§ Given task:
Every line below should be copied exactly; drop the pictures.

§ Entries supplied:
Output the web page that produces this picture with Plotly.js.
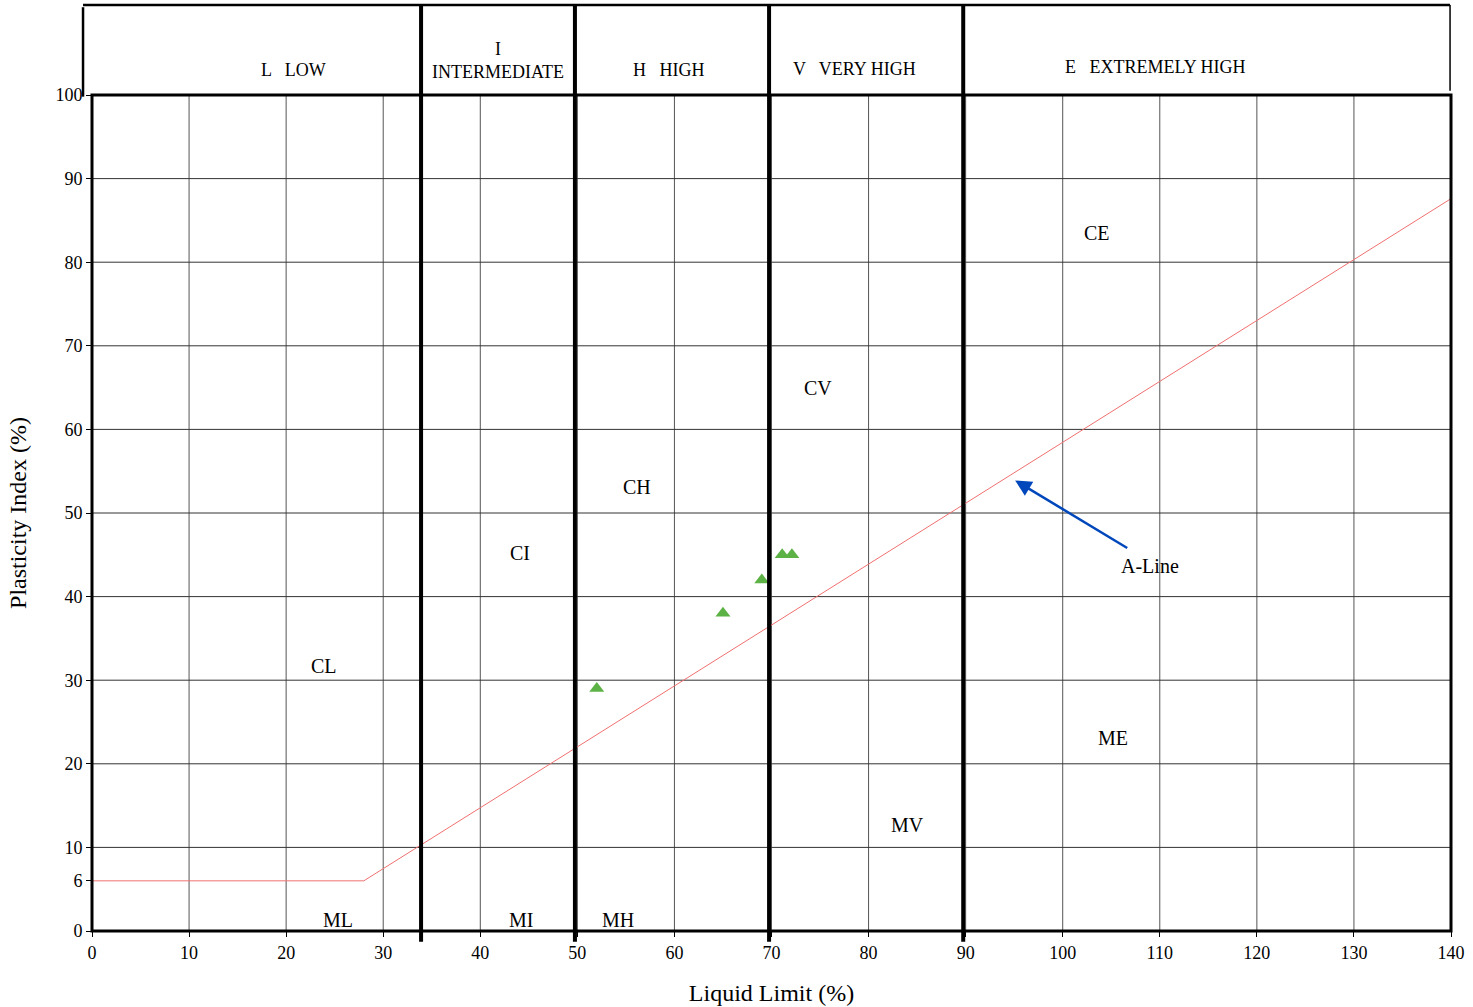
<!DOCTYPE html>
<html>
<head>
<meta charset="utf-8">
<script src="https://cdn.plot.ly/plotly-3.0.1.min.js"></script>
<style>html,body{margin:0;padding:0;background:#fff;}#chart{width:1473px;height:1007px;}</style>
</head>
<body>
<div id="chart"></div>
<script>
// Sample points
const liquidLimit = [52, 65, 69, 71.1, 72.1];
const plasticityIndex = [29, 38, 42, 45, 45];

// A-line vertices
const aLineLL = [0, 28, 140];
const aLinePI = [6, 6, 87.6];

// Zone boundaries (liquid limit) and header labels
const zoneBounds = [33.9, 49.75, 69.75, 89.75];
const zoneLabels = ["L   LOW", "I<br>INTERMEDIATE", "H   HIGH", "V   VERY HIGH", "E   EXTREMELY HIGH"];
const zoneLabelX = [20.8, 41.8, 59.4, 78.5, 109.6];
const zoneLabelY = [1.044, 1.069, 1.044, 1.046, 1.048];

// Region labels
const regionText = ["CL", "ML", "MI", "MH", "CI", "CH", "CV", "MV", "CE", "ME"];
const regionX = [23.9, 25.3, 44.2, 54.2, 44.1, 56.1, 74.8, 84, 103.5, 105.2];
const regionY = [31.7, 1.3, 1.3, 1.3, 45.2, 53.1, 65, 12.7, 83.5, 23.1];

// Ticks
const xTicks = [0,10,20,30,40,50,60,70,80,90,100,110,120,130,140];
const yTicks = [0,6,10,20,30,40,50,60,70,80,90,100];
const yGrid = [10,20,30,40,50,60,70,80,90];
const xGrid = [10,20,30,40,50,60,70,80,90,100,110,120,130];

const font = "Liberation Serif, Times New Roman, serif";

const shapes = [];
xGrid.forEach(v => shapes.push({type:'line', xref:'x', yref:'paper', x0:v, x1:v, y0:0, y1:1, line:{color:'#555', width:1}, layer:'below'}));
yGrid.forEach(v => shapes.push({type:'line', xref:'paper', yref:'y', x0:0, x1:1, y0:v, y1:v, line:{color:'#333', width:1}, layer:'below'}));
// header box
shapes.push({type:'line', xref:'paper', yref:'paper', x0:-0.0066, x1:0.9993, y0:1.1077, y1:1.1077, line:{color:'#000', width:2.5}});
shapes.push({type:'line', xref:'paper', yref:'paper', x0:-0.0066, x1:-0.0066, y0:1.105, y1:0.998, line:{color:'#000', width:2.5}});
shapes.push({type:'line', xref:'paper', yref:'paper', x0:0.9993, x1:0.9993, y0:1.1077, y1:1.005, line:{color:'#000', width:1.5}});
zoneBounds.forEach(v => shapes.push({type:'line', xref:'x', yref:'paper', x0:v, x1:v, y0:-0.013, y1:1.1077, line:{color:'#000', width:4}}));
// plot frame
shapes.push({type:'rect', xref:'paper', yref:'paper', x0:0, x1:1, y0:0, y1:1, line:{color:'#000', width:3}});

const annotations = [];
zoneLabels.forEach((t,i) => annotations.push({text:t, x:zoneLabelX[i], y:zoneLabelY[i], xref:'x', yref:'paper', showarrow:false, font:{family:font, size:18, color:'#000'}, align:'center'}));
regionText.forEach((t,i) => annotations.push({text:t, x:regionX[i], y:regionY[i], xref:'x', yref:'y', showarrow:false, font:{family:font, size:20, color:'#000'}}));
annotations.push({text:'A-Line', x:109, y:43.7, xref:'x', yref:'y', showarrow:false, font:{family:font, size:20, color:'#000'}});
annotations.push({text:'', x:95.1, y:53.9, ax:106.8, ay:45.7, xref:'x', yref:'y', axref:'x', ayref:'y', showarrow:true, arrowhead:2, arrowsize:1.3, arrowwidth:2.5, arrowcolor:'#0047bb'});

const traces = [
  {x:aLineLL, y:aLinePI, mode:'lines', line:{color:'#f07070', width:1}, hoverinfo:'skip', showlegend:false},
  {x:liquidLimit, y:plasticityIndex, mode:'markers', marker:{symbol:'triangle-up', size:13, color:'#5cb245'}, showlegend:false}
];

const layout = {
  width:1473, height:1007,
  margin:{l:92, r:22, t:95, b:76},
  paper_bgcolor:'#fff', plot_bgcolor:'#fff',
  font:{family:font, color:'#000'},
  showlegend:false,
  xaxis:{range:[0,140], tickvals:xTicks, ticktext:xTicks.map(String), showgrid:false, zeroline:false,
    ticks:'outside', ticklen:5, tickcolor:'#000', tickfont:{family:font, size:18}, showline:false,
    title:{text:'Liquid Limit (%)', font:{family:font, size:24}, standoff:22}},
  yaxis:{range:[0,100], tickvals:yTicks, ticktext:yTicks.map(String), showgrid:false, zeroline:false,
    ticks:'outside', ticklen:5, tickcolor:'#000', tickfont:{family:font, size:18}, showline:false,
    title:{text:'Plasticity Index (%)', font:{family:font, size:24}, standoff:22}},
  shapes:shapes,
  annotations:annotations
};

Plotly.newPlot('chart', traces, layout, {displayModeBar:false, staticPlot:true});
</script>
</body>
</html>
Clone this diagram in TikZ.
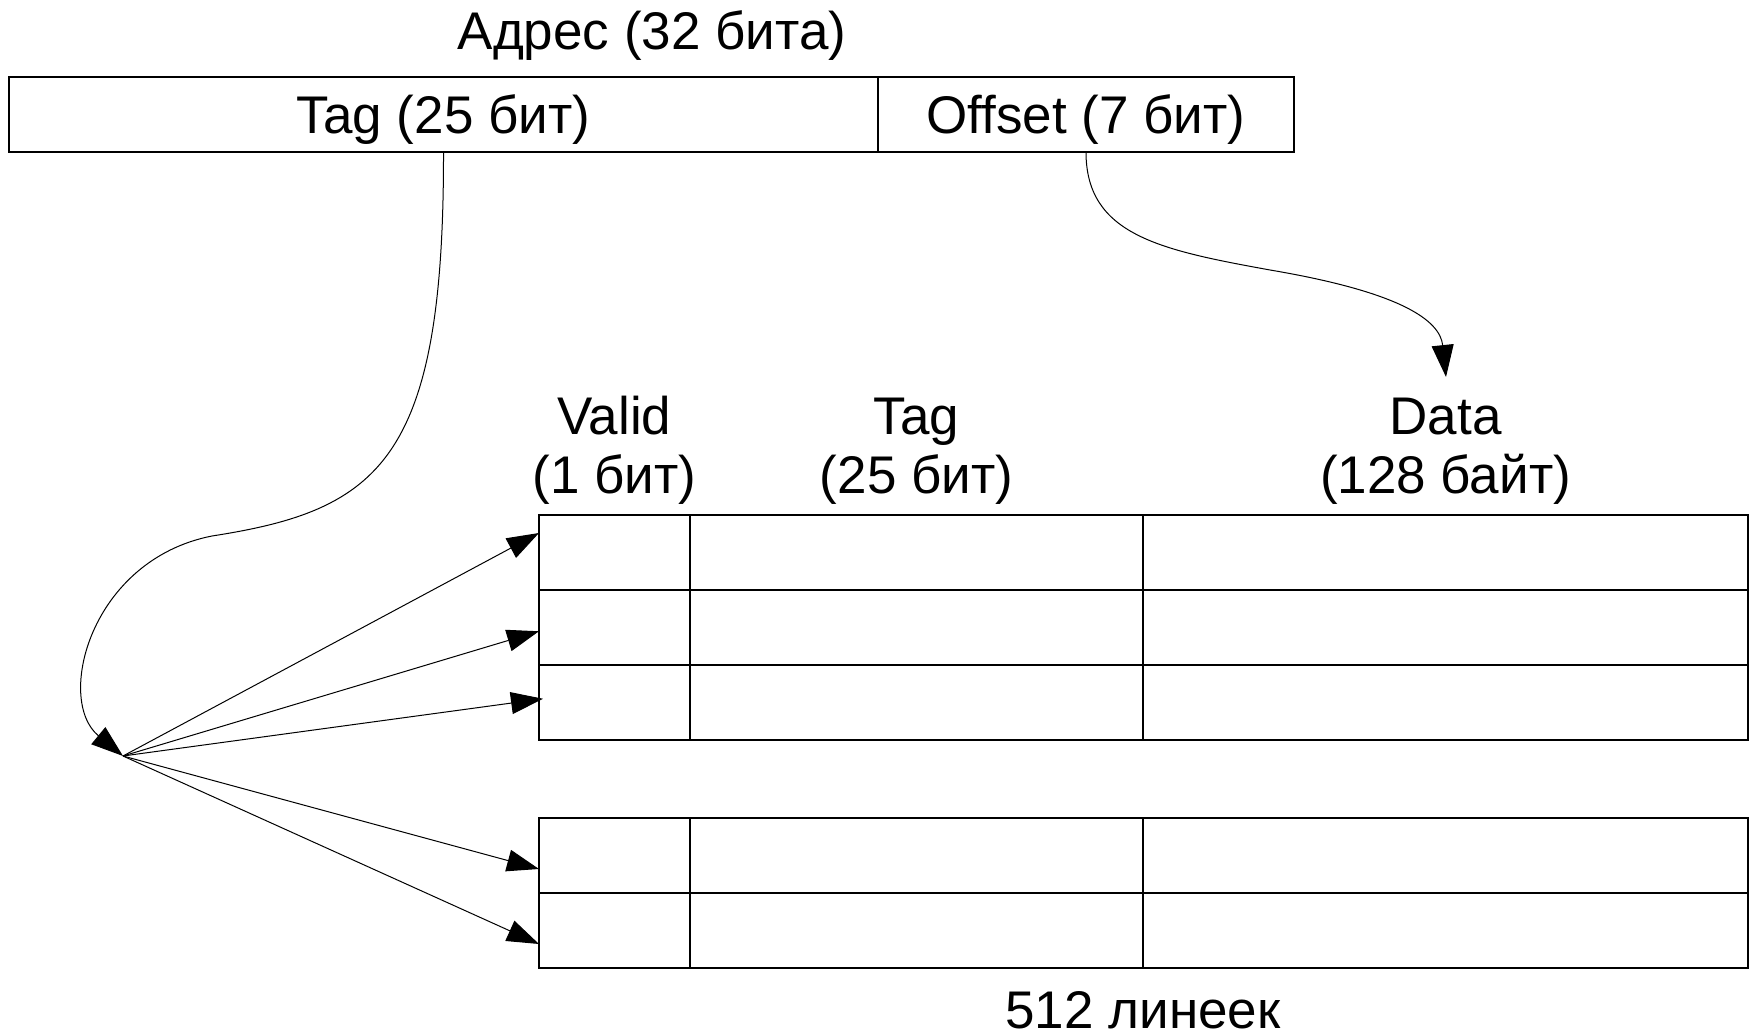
\documentclass[tikz,border=0pt]{standalone}
\usepackage{fontspec}
\setmainfont{Liberation Sans}
\usetikzlibrary{arrows.meta,calc}
\begin{document}
\begin{tikzpicture}[x=0.5pt,y=-0.5pt,
  every node/.style={inner sep=0pt, outer sep=0pt},
  lbl/.style={font=\fontsize{26.5pt}{29.5pt}\selectfont, anchor=base},
  field/.style={draw, line width=0.8pt, minimum height=37.5pt},
  cell/.style={draw, line width=0.8pt, minimum height=37.5pt},
  link/.style={line width=0.5pt, -{Triangle[length=16pt,width=11pt]}},
]
\useasboundingbox (0,0) rectangle (1750,1036);

% address split into tag and offset fields
\node[field, minimum width=434.5pt] (atag) at (443.5,114.5) {};
\node[field, minimum width=208pt] (aoff) at (1086,114.5) {};
\node[lbl] (title) at (652,50) {Адрес (32 бита)};
\node[lbl] (atagt) at (443.5,134) {Tag (25 бит)};
\node[lbl] (aofft) at (1086,134) {Offset (7 бит)};

% cache lines: valid bit, tag, data
\foreach \r/\y in {1/552.5, 2/627.5, 3/702.5, 4/855.5, 5/930.5} {
  \node[cell, minimum width=75.5pt]  (v\r) at (614.5,\y) {};
  \node[cell, minimum width=226.5pt] (t\r) at (916.5,\y) {};
  \node[cell, minimum width=302.5pt] (d\r) at (1445.5,\y) {};
}

% column headers (base anchor sits on the second line)
\node[lbl, align=center] (hv) at (614.5,494) {Valid\\(1 бит)};
\node[lbl, align=center] (ht) at (916.5,494) {Tag\\(25 бит)};
\node[lbl, align=center] (hd) at (1445.5,494) {Data\\(128 байт)};
\node[lbl, text depth=0pt] (cnt) at (1143,1028) {512 линеек};

% tag goes to the comparison point, which fans out to all lines
\coordinate (hub) at (123,756);
\coordinate (dtop) at (1446,377);
\draw[link] (atag.south) .. controls (444,460) and (380,510) .. (212,536)
  .. controls (90,560) and (55,700) .. (hub);
\draw[link] (aoff.south) .. controls (1086,235) and (1160,250) .. (1270,270)
  .. controls (1400,292) and (1440,320) .. (dtop);

\foreach \r/\f in {1/0.24, 2/0.55, 4/0.68, 5/0.68}
  \draw[link] (hub) -- ($(v\r.north west)!\f!(v\r.south west)$);
\draw[link] (hub) -- ($(v3.north west)!0.45!(v3.south west)+(4,0)$);
\end{tikzpicture}
\end{document}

§ Task response:
Output the web page that produces this picture with Plotly.js.
<!DOCTYPE html>
<html>
<head>
<meta charset="utf-8">
<script src="https://cdn.plot.ly/plotly-3.0.1.min.js"></script>
<style>html,body{margin:0;padding:0;background:#fff;}#chart{width:1473px;height:1007px;}</style>
</head>
<body>
<div id="chart"></div>
<script>
// Sample points
const liquidLimit = [52, 65, 69, 71.1, 72.1];
const plasticityIndex = [29, 38, 42, 45, 45];

// A-line vertices
const aLineLL = [0, 28, 140];
const aLinePI = [6, 6, 87.6];

// Zone boundaries (liquid limit) and header labels
const zoneBounds = [33.9, 49.75, 69.75, 89.75];
const zoneLabels = ["L   LOW", "I<br>INTERMEDIATE", "H   HIGH", "V   VERY HIGH", "E   EXTREMELY HIGH"];
const zoneLabelX = [20.8, 41.8, 59.4, 78.5, 109.6];
const zoneLabelY = [1.044, 1.069, 1.044, 1.046, 1.048];

// Region labels
const regionText = ["CL", "ML", "MI", "MH", "CI", "CH", "CV", "MV", "CE", "ME"];
const regionX = [23.9, 25.3, 44.2, 54.2, 44.1, 56.1, 74.8, 84, 103.5, 105.2];
const regionY = [31.7, 1.3, 1.3, 1.3, 45.2, 53.1, 65, 12.7, 83.5, 23.1];

// Ticks
const xTicks = [0,10,20,30,40,50,60,70,80,90,100,110,120,130,140];
const yTicks = [0,6,10,20,30,40,50,60,70,80,90,100];
const yGrid = [10,20,30,40,50,60,70,80,90];
const xGrid = [10,20,30,40,50,60,70,80,90,100,110,120,130];

const font = "Liberation Serif, Times New Roman, serif";

const shapes = [];
xGrid.forEach(v => shapes.push({type:'line', xref:'x', yref:'paper', x0:v, x1:v, y0:0, y1:1, line:{color:'#555', width:1}, layer:'below'}));
yGrid.forEach(v => shapes.push({type:'line', xref:'paper', yref:'y', x0:0, x1:1, y0:v, y1:v, line:{color:'#333', width:1}, layer:'below'}));
// header box
shapes.push({type:'line', xref:'paper', yref:'paper', x0:-0.0066, x1:0.9993, y0:1.1077, y1:1.1077, line:{color:'#000', width:2.5}});
shapes.push({type:'line', xref:'paper', yref:'paper', x0:-0.0066, x1:-0.0066, y0:1.105, y1:0.998, line:{color:'#000', width:2.5}});
shapes.push({type:'line', xref:'paper', yref:'paper', x0:0.9993, x1:0.9993, y0:1.1077, y1:1.005, line:{color:'#000', width:1.5}});
zoneBounds.forEach(v => shapes.push({type:'line', xref:'x', yref:'paper', x0:v, x1:v, y0:-0.013, y1:1.1077, line:{color:'#000', width:4}}));
// plot frame
shapes.push({type:'rect', xref:'paper', yref:'paper', x0:0, x1:1, y0:0, y1:1, line:{color:'#000', width:3}});

const annotations = [];
zoneLabels.forEach((t,i) => annotations.push({text:t, x:zoneLabelX[i], y:zoneLabelY[i], xref:'x', yref:'paper', showarrow:false, font:{family:font, size:18, color:'#000'}, align:'center'}));
regionText.forEach((t,i) => annotations.push({text:t, x:regionX[i], y:regionY[i], xref:'x', yref:'y', showarrow:false, font:{family:font, size:20, color:'#000'}}));
annotations.push({text:'A-Line', x:109, y:43.7, xref:'x', yref:'y', showarrow:false, font:{family:font, size:20, color:'#000'}});
annotations.push({text:'', x:95.1, y:53.9, ax:106.8, ay:45.7, xref:'x', yref:'y', axref:'x', ayref:'y', showarrow:true, arrowhead:2, arrowsize:1.3, arrowwidth:2.5, arrowcolor:'#0047bb'});

const traces = [
  {x:aLineLL, y:aLinePI, mode:'lines', line:{color:'#f07070', width:1}, hoverinfo:'skip', showlegend:false},
  {x:liquidLimit, y:plasticityIndex, mode:'markers', marker:{symbol:'triangle-up', size:13, color:'#5cb245'}, showlegend:false}
];

const layout = {
  width:1473, height:1007,
  margin:{l:92, r:22, t:95, b:76},
  paper_bgcolor:'#fff', plot_bgcolor:'#fff',
  font:{family:font, color:'#000'},
  showlegend:false,
  xaxis:{range:[0,140], tickvals:xTicks, ticktext:xTicks.map(String), showgrid:false, zeroline:false,
    ticks:'outside', ticklen:5, tickcolor:'#000', tickfont:{family:font, size:18}, showline:false,
    title:{text:'Liquid Limit (%)', font:{family:font, size:24}, standoff:22}},
  yaxis:{range:[0,100], tickvals:yTicks, ticktext:yTicks.map(String), showgrid:false, zeroline:false,
    ticks:'outside', ticklen:5, tickcolor:'#000', tickfont:{family:font, size:18}, showline:false,
    title:{text:'Plasticity Index (%)', font:{family:font, size:24}, standoff:22}},
  shapes:shapes,
  annotations:annotations
};

Plotly.newPlot('chart', traces, layout, {displayModeBar:false, staticPlot:true});
</script>
</body>
</html>
Clone this diagram in TikZ.
\documentclass[tikz,border=0pt]{standalone}
\usepackage{fontspec}
\setmainfont{Liberation Sans}
\usetikzlibrary{arrows.meta,calc}
\begin{document}
\begin{tikzpicture}[x=0.5pt,y=-0.5pt,
  every node/.style={inner sep=0pt, outer sep=0pt},
  lbl/.style={font=\fontsize{26.5pt}{29.5pt}\selectfont, anchor=base},
  field/.style={draw, line width=0.8pt, minimum height=37.5pt},
  cell/.style={draw, line width=0.8pt, minimum height=37.5pt},
  link/.style={line width=0.5pt, -{Triangle[length=16pt,width=11pt]}},
]
\useasboundingbox (0,0) rectangle (1750,1036);

% address split into tag and offset fields
\node[field, minimum width=434.5pt] (atag) at (443.5,114.5) {};
\node[field, minimum width=208pt] (aoff) at (1086,114.5) {};
\node[lbl] (title) at (652,50) {Адрес (32 бита)};
\node[lbl] (atagt) at (443.5,134) {Tag (25 бит)};
\node[lbl] (aofft) at (1086,134) {Offset (7 бит)};

% cache lines: valid bit, tag, data
\foreach \r/\y in {1/552.5, 2/627.5, 3/702.5, 4/855.5, 5/930.5} {
  \node[cell, minimum width=75.5pt]  (v\r) at (614.5,\y) {};
  \node[cell, minimum width=226.5pt] (t\r) at (916.5,\y) {};
  \node[cell, minimum width=302.5pt] (d\r) at (1445.5,\y) {};
}

% column headers (base anchor sits on the second line)
\node[lbl, align=center] (hv) at (614.5,494) {Valid\\(1 бит)};
\node[lbl, align=center] (ht) at (916.5,494) {Tag\\(25 бит)};
\node[lbl, align=center] (hd) at (1445.5,494) {Data\\(128 байт)};
\node[lbl, text depth=0pt] (cnt) at (1143,1028) {512 линеек};

% tag goes to the comparison point, which fans out to all lines
\coordinate (hub) at (123,756);
\coordinate (dtop) at (1446,377);
\draw[link] (atag.south) .. controls (444,460) and (380,510) .. (212,536)
  .. controls (90,560) and (55,700) .. (hub);
\draw[link] (aoff.south) .. controls (1086,235) and (1160,250) .. (1270,270)
  .. controls (1400,292) and (1440,320) .. (dtop);

\foreach \r/\f in {1/0.24, 2/0.55, 4/0.68, 5/0.68}
  \draw[link] (hub) -- ($(v\r.north west)!\f!(v\r.south west)$);
\draw[link] (hub) -- ($(v3.north west)!0.45!(v3.south west)+(4,0)$);
\end{tikzpicture}
\end{document}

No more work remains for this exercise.